▶ [Problem description]: Copy everything in the listing below word for word, apart from any images.

>> BEGIN Supplied data

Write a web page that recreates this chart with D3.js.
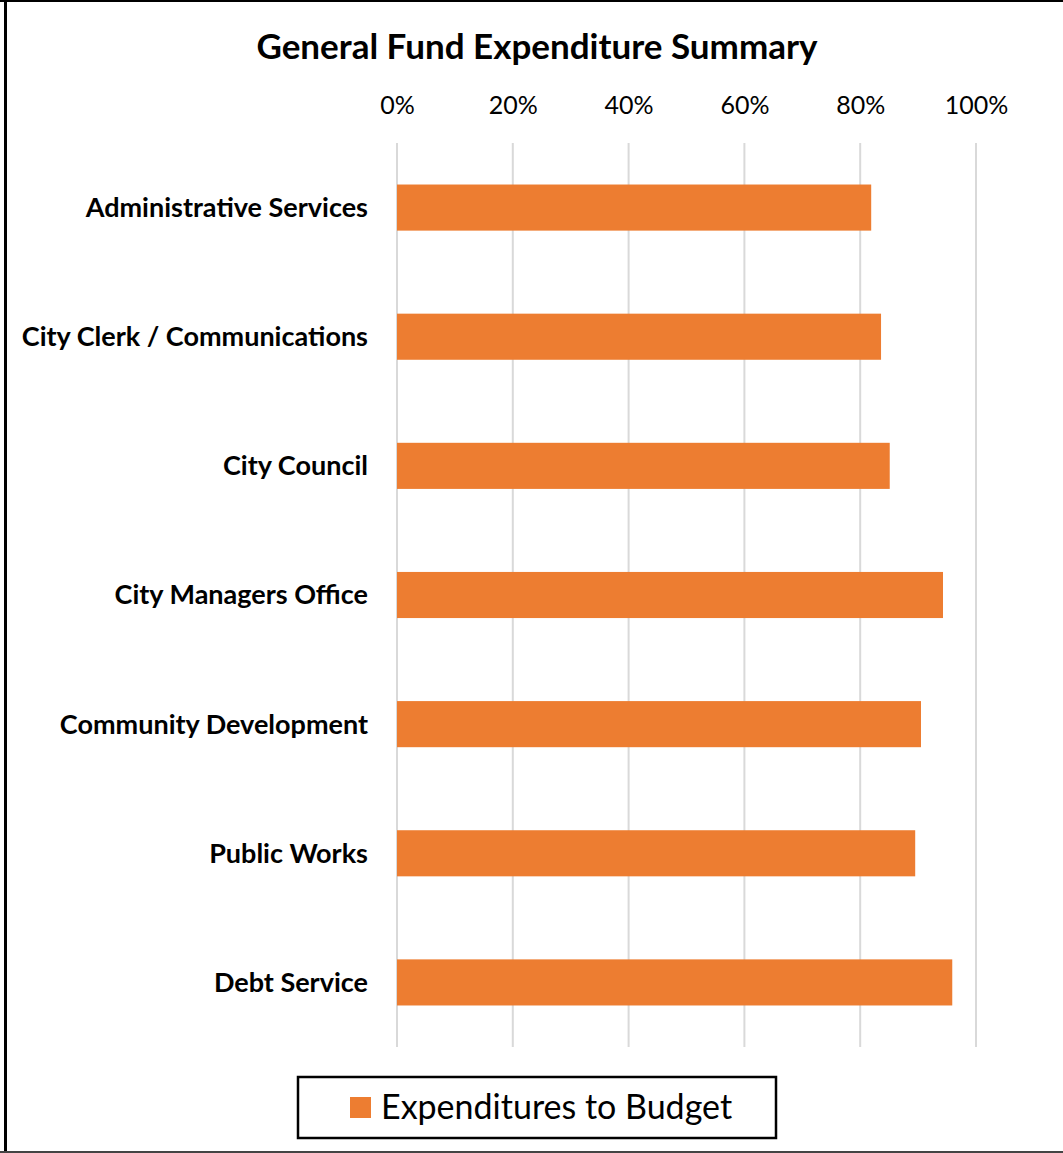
<!DOCTYPE html>
<html><head><meta charset="utf-8">
<script src="https://cdn.jsdelivr.net/npm/d3@7"></script>
<style>body{margin:0;background:#fff}svg{display:block}</style>
</head><body><svg id="c" width="1063" height="1153"></svg>
<script>
const categories = ["Administrative Services","City Clerk / Communications","City Council","City Managers Office","Community Development","Public Works","Debt Service"];
const values = [0.819, 0.836, 0.851, 0.943, 0.905, 0.895, 0.959];
const tickValues = [0, 0.2, 0.4, 0.6, 0.8, 1.0];
const seriesName = "Expenditures to Budget";
const title = "General Fund Expenditure Summary";

const svg = d3.select("#c");
const font = "Lato, 'Open Sans', sans-serif";
const orange = "#ED7D31";

// outer frame
svg.append("line").attr("x1",5.5).attr("x2",5.5).attr("y1",0).attr("y2",1153).attr("stroke","#000").attr("stroke-width",3);
svg.append("line").attr("x1",0).attr("x2",1063).attr("y1",1).attr("y2",1).attr("stroke","#000").attr("stroke-width",2);
svg.append("line").attr("x1",0).attr("x2",1063).attr("y1",1152).attr("y2",1152).attr("stroke","#444").attr("stroke-width",2);

const x = d3.scaleLinear().domain([0,1]).range([397,976]);
const y = d3.scaleBand().domain(categories).range([143,1047]).paddingInner(0.643).paddingOuter(0.3215);

svg.append("text").attr("x",537).attr("y",59).attr("text-anchor","middle")
  .attr("font-family",font).attr("font-weight","bold").attr("font-size",35).attr("fill","#000").text(title);

// gridlines
svg.append("g").selectAll("line").data(tickValues).join("line")
  .attr("x1",d=>x(d)).attr("x2",d=>x(d)).attr("y1",143).attr("y2",1047)
  .attr("stroke","#d9d9d9").attr("stroke-width",2);

// top axis
const axis = d3.axisTop(x).tickValues(tickValues).tickFormat(d3.format(".0%")).tickSize(0).tickPadding(0);
const ag = svg.append("g").attr("transform","translate(0,114)").call(axis);
ag.select(".domain").remove();
ag.selectAll("text").attr("font-family",font).attr("font-size",25).attr("fill","#000").attr("dy",0);

// bars
svg.append("g").selectAll("rect").data(categories).join("rect")
  .attr("x",x(0)).attr("y",d=>y(d)).attr("height",y.bandwidth())
  .attr("width",(d,i)=>x(values[i])-x(0)).attr("fill",orange);

// category labels
const yAxis = d3.axisLeft(y).tickSize(0).tickPadding(0);
const yg = svg.append("g").attr("transform","translate(368,0)").call(yAxis);
yg.select(".domain").remove();
yg.selectAll("text").attr("font-family",font).attr("font-weight","bold").attr("font-size",27).attr("fill","#000").attr("dy","0.35em");

// legend
const lg = svg.append("g");
lg.append("rect").attr("x",298).attr("y",1077).attr("width",478).attr("height",61).attr("fill","#fff").attr("stroke","#000").attr("stroke-width",2.5);
lg.append("rect").attr("x",350).attr("y",1097).attr("width",21).attr("height",21).attr("fill",orange);
lg.append("text").attr("x",381).attr("y",1119).attr("font-family",font).attr("font-size",34).attr("fill","#000").text(seriesName);
</script></body></html>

>> END Supplied data

▶ [The response]:
Write a web page that recreates this chart with D3.js.
<!DOCTYPE html>
<html><head><meta charset="utf-8">
<script src="https://cdn.jsdelivr.net/npm/d3@7"></script>
<style>body{margin:0;background:#fff}svg{display:block}</style>
</head><body><svg id="c" width="1063" height="1153"></svg>
<script>
const categories = ["Administrative Services","City Clerk / Communications","City Council","City Managers Office","Community Development","Public Works","Debt Service"];
const values = [0.819, 0.836, 0.851, 0.943, 0.905, 0.895, 0.959];
const tickValues = [0, 0.2, 0.4, 0.6, 0.8, 1.0];
const seriesName = "Expenditures to Budget";
const title = "General Fund Expenditure Summary";

const svg = d3.select("#c");
const font = "Lato, 'Open Sans', sans-serif";
const orange = "#ED7D31";

// outer frame
svg.append("line").attr("x1",5.5).attr("x2",5.5).attr("y1",0).attr("y2",1153).attr("stroke","#000").attr("stroke-width",3);
svg.append("line").attr("x1",0).attr("x2",1063).attr("y1",1).attr("y2",1).attr("stroke","#000").attr("stroke-width",2);
svg.append("line").attr("x1",0).attr("x2",1063).attr("y1",1152).attr("y2",1152).attr("stroke","#444").attr("stroke-width",2);

const x = d3.scaleLinear().domain([0,1]).range([397,976]);
const y = d3.scaleBand().domain(categories).range([143,1047]).paddingInner(0.643).paddingOuter(0.3215);

svg.append("text").attr("x",537).attr("y",59).attr("text-anchor","middle")
  .attr("font-family",font).attr("font-weight","bold").attr("font-size",35).attr("fill","#000").text(title);

// gridlines
svg.append("g").selectAll("line").data(tickValues).join("line")
  .attr("x1",d=>x(d)).attr("x2",d=>x(d)).attr("y1",143).attr("y2",1047)
  .attr("stroke","#d9d9d9").attr("stroke-width",2);

// top axis
const axis = d3.axisTop(x).tickValues(tickValues).tickFormat(d3.format(".0%")).tickSize(0).tickPadding(0);
const ag = svg.append("g").attr("transform","translate(0,114)").call(axis);
ag.select(".domain").remove();
ag.selectAll("text").attr("font-family",font).attr("font-size",25).attr("fill","#000").attr("dy",0);

// bars
svg.append("g").selectAll("rect").data(categories).join("rect")
  .attr("x",x(0)).attr("y",d=>y(d)).attr("height",y.bandwidth())
  .attr("width",(d,i)=>x(values[i])-x(0)).attr("fill",orange);

// category labels
const yAxis = d3.axisLeft(y).tickSize(0).tickPadding(0);
const yg = svg.append("g").attr("transform","translate(368,0)").call(yAxis);
yg.select(".domain").remove();
yg.selectAll("text").attr("font-family",font).attr("font-weight","bold").attr("font-size",27).attr("fill","#000").attr("dy","0.35em");

// legend
const lg = svg.append("g");
lg.append("rect").attr("x",298).attr("y",1077).attr("width",478).attr("height",61).attr("fill","#fff").attr("stroke","#000").attr("stroke-width",2.5);
lg.append("rect").attr("x",350).attr("y",1097).attr("width",21).attr("height",21).attr("fill",orange);
lg.append("text").attr("x",381).attr("y",1119).attr("font-family",font).attr("font-size",34).attr("fill","#000").text(seriesName);
</script></body></html>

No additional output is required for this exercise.